For one thing, both goods- and service-producing industries today more nearly approximate the more or less clear lines of production that made industrial unionism possible in the 1930s. For another, increased capital intensity could allow for greater gains by workers.
Finally, the just-in-time supply systems that tie together the production of most good and services today makes the entire system more vulnerable to worker action.
The huge concentration of labor in the logistics clusters within or near large metropolitan areas provides an organizing target on a scale that could reverse the decline of unions.
While some workers have lost power over the years, many more have gained new sources of potential power.
These, of course, are objective conditions, not guarantees of success. There are, however, signs that the passivity and resignation that lingered so long is passing, particularly among the young.
From teamsters to teachers there are rank-and-file rebellions in many unions that reject the norms of bureaucratic business unionism.
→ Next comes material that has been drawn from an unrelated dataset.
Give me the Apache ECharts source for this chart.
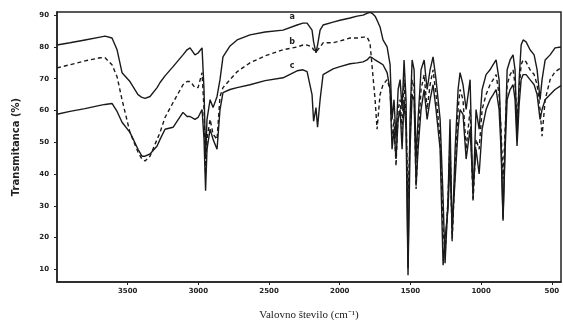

Workers once thought of as having little social power have injected action and even successful organizing into hotels, building services, hospitals, and to some extent fast food chains.
Resistance and organization in some of the major sections of the working class have produced a new activism through immigrants’ rights groups, the growing number of workers’ centers, the Black Lives Matter Movement, the local and national fights for $15, unofficial strikes in warehouses and Walmart stores, and even Bernie Sanders’s run for the presidency, particularly the Labor for Bernie campaign that brought in thousands of union members.
Then, there is the fact that by 2014, 56 percent of “millennials” or Generation Y-ers characterized themselves as “working class” rather than “middle class,” followed by 50 percent of Gen X-ers and 44 percent of baby boomers.
Perhaps even more surprising are the recent polls that show large percentages of adults with a “positive image” of socialism or a willingness to vote for a socialist.
This revival of grassroots activism along with new forms of rudimentary class consciousness and political openness could spill over into permanent worker organization if, and it is a big “if,” either unions take on the task and embrace this activism or if the workers in some of the key newer areas take on the job themselves.